The significance of the renminbi continues to grow among Commerzbank’s corporate clients. The majority of companies with annual sales of €250m or more see the Chinese currency as highly relevant: 57% (2019: 46%) now use the renminbi for invoicing in their China business, and a further 20% of this group plan to make the switch in the next 12 months.
In the category for companies with annual sales of €50m or more, 42% of firms currently invoice in renminbi, and 26% plan to do so within a year. Hedging foreign exchange risk continues to be the main driver for invoicing (64%). For the companies surveyed, “advantages in opening up markets in China” are almost on a par with “advantages in negotiating pricing” (around 50% in each case).

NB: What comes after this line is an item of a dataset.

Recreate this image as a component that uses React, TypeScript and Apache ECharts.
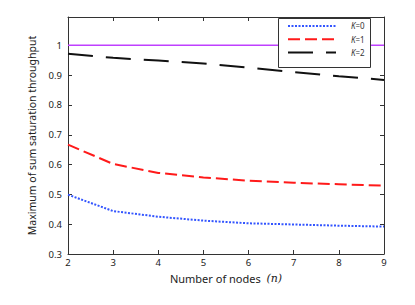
import React, { useEffect, useRef } from "react";
import * as echarts from "echarts";

const nodes = [2, 3, 4, 5, 6, 7, 8, 9];
const k0 = [0.499, 0.444, 0.425, 0.412, 0.403, 0.399, 0.395, 0.392];
const k1 = [0.667, 0.602, 0.572, 0.557, 0.546, 0.539, 0.534, 0.529];
const k2 = [0.972, 0.958, 0.949, 0.939, 0.925, 0.91, 0.896, 0.884];
const bound = [1, 1, 1, 1, 1, 1, 1, 1];
const seriesNames = ["K=0", "K=1", "K=2"];

const FONT = "Noto Sans";

export default function App() {
  const ref = useRef<HTMLDivElement>(null);
  useEffect(() => {
    const chart = echarts.init(ref.current!, undefined, { renderer: "svg" });
    const pair = (ys: number[]) => nodes.map((x, i) => [x, ys[i]]);
    const axisLine = { show: true, onZero: false, lineStyle: { color: "#333", width: 1 } };
    chart.setOption({
      animation: false,
      backgroundColor: "#fff",
      grid: { left: 68, right: 31, top: 17, bottom: 51 },
      graphic: [
        {
          type: "rect",
          z: 3,
          shape: { x: 278.5, y: 18.5, width: 92, height: 49 },
          style: { fill: "#fff", stroke: "#333", lineWidth: 1 },
        },
      ],
      legend: {
        data: seriesNames,
        orient: "vertical",
        left: 287,
        top: 21.5,
        padding: 0,
        z: 5,
        itemWidth: 48,
        itemHeight: 11,
        itemGap: 4.5,
        itemStyle: { opacity: 0 },
        formatter: (name: string) => `{k|K}{v|${name.slice(1)}}`,
        textStyle: {
          rich: {
            k: { fontFamily: FONT, fontStyle: "italic", fontSize: 8, lineHeight: 11, color: "#333", padding: [0, 0, 0, 10] },
            v: { fontFamily: FONT, fontSize: 8, lineHeight: 11, color: "#333" },
          },
        },
      },
      xAxis: [
        {
          type: "value",
          min: 2,
          max: 9,
          interval: 1,
          name: "Number of nodes  {n|(n)}",
          nameLocation: "middle",
          nameGap: 19,
          nameTextStyle: {
            fontFamily: FONT,
            fontSize: 11,
            color: "#222",
            rich: { n: { fontFamily: "DejaVu Serif", fontStyle: "italic", fontSize: 11, color: "#222" } },
          },
          axisLine,
          axisTick: { show: true, inside: true, length: 4, lineStyle: { color: "#333" } },
          axisLabel: { fontFamily: FONT, fontSize: 9.5, color: "#222", margin: 3 },
          splitLine: { show: false },
        },
        {
          type: "value",
          position: "top",
          min: 2,
          max: 9,
          interval: 1,
          axisLine,
          axisTick: { show: true, inside: true, length: 4, lineStyle: { color: "#333" } },
          axisLabel: { show: false },
          splitLine: { show: false },
        },
      ],
      yAxis: [
        {
          type: "value",
          min: 0.3,
          max: 1.095,
          interval: 0.1,
          name: "Maximum of sum saturation throughput",
          nameLocation: "middle",
          nameGap: 29,
          nameTextStyle: { fontFamily: FONT, fontSize: 10.5, color: "#222" },
          axisLine,
          axisTick: { show: true, inside: true, length: 4, lineStyle: { color: "#333" } },
          axisLabel: {
            fontFamily: FONT,
            fontSize: 9.5,
            color: "#222",
            margin: 6,
            showMaxLabel: false,
            formatter: (v: number) => String(Math.round(v * 10) / 10),
          },
          splitLine: { show: false },
        },
        {
          type: "value",
          position: "right",
          min: 0.3,
          max: 1.095,
          interval: 0.1,
          axisLine,
          axisTick: { show: true, inside: true, length: 4, lineStyle: { color: "#333" } },
          axisLabel: { show: false },
          splitLine: { show: false },
        },
      ],
      series: [
        {
          name: "bound",
          type: "line",
          data: pair(bound),
          symbol: "none",
          lineStyle: { color: "#bf40ff", width: 1.5 },
          z: 1,
        },
        {
          name: "K=0",
          type: "line",
          data: pair(k0),
          symbol: "none",
          itemStyle: { color: "#3355ff" },
          lineStyle: { color: "#3355ff", width: 2, type: [2, 1.5] },
        },
        {
          name: "K=1",
          type: "line",
          data: pair(k1),
          symbol: "none",
          itemStyle: { color: "#ff1a1a" },
          lineStyle: { color: "#ff1a1a", width: 2, type: [12, 5] },
        },
        {
          name: "K=2",
          type: "line",
          data: pair(k2),
          symbol: "none",
          itemStyle: { color: "#111" },
          lineStyle: { color: "#111", width: 2, type: [25, 13] },
        },
      ],
    });
    return () => chart.dispose();
  }, []);
  return <div ref={ref} style={{ width: 415, height: 305, margin: -8 }} />;
}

The Covid-19 pandemic has had a noticeable negative impact on business in China for the majority of companies – with around three-quarters reporting a decline in sales of up to 25%.
However, over the course of the year, most of the declines have recovered to pre-crisis levels with two-thirds of the companies surveyed anticipating a positive future trend for business in China.
Around 20% of companies say they will remain below pre-crisis levels despite the recovery. Three quarters of all Commerzbank clients now conduct their China business via locations in Europe, while the most frequented branch in Asia is Shanghai. “For us, this is a clear indication that the renminbi is steadily developing into a “normal” foreign currency for corporate clients and it’s increasingly being settled at their European headquarters”, explains Michael Rugilo, Asia expert at Commerzbank.
38% of the companies surveyed are not currently planning to switch to renminbi (prior year 63%). According to the survey, the main barriers to the changeover are “established practices” (59%) and “the trading partner’s preference for euros or US dollars” (54%). Two other obstacles have become more relevant: persistently rigid capital outflow restrictions and “lack of confidence in the sustainability of the currency”, both criticised by 18% (2019: 11%) of respondents. 13% of the corporates also cite “political uncertainties”.
In day-to-day business, trade services (69%) and foreign exchange hedging and risk management instruments (59%) are the main instruments used in connection with renminbi products. Compared to 2019, the use of cash services and capital transfers has decreased. Of cash services, the majority of companies use renminbi payment transactions and accounts. “The fact that demand for renminbi financing declined during the pandemic demonstrates that many clients have an adequate capital base – even in pandemic times”, explains Mr Rugilo.
For the majority of respondents (63%), the US-China trade conflict has no impact on day-to-day business with China, even after the change of government in the US. This assessment is unchanged from 2019.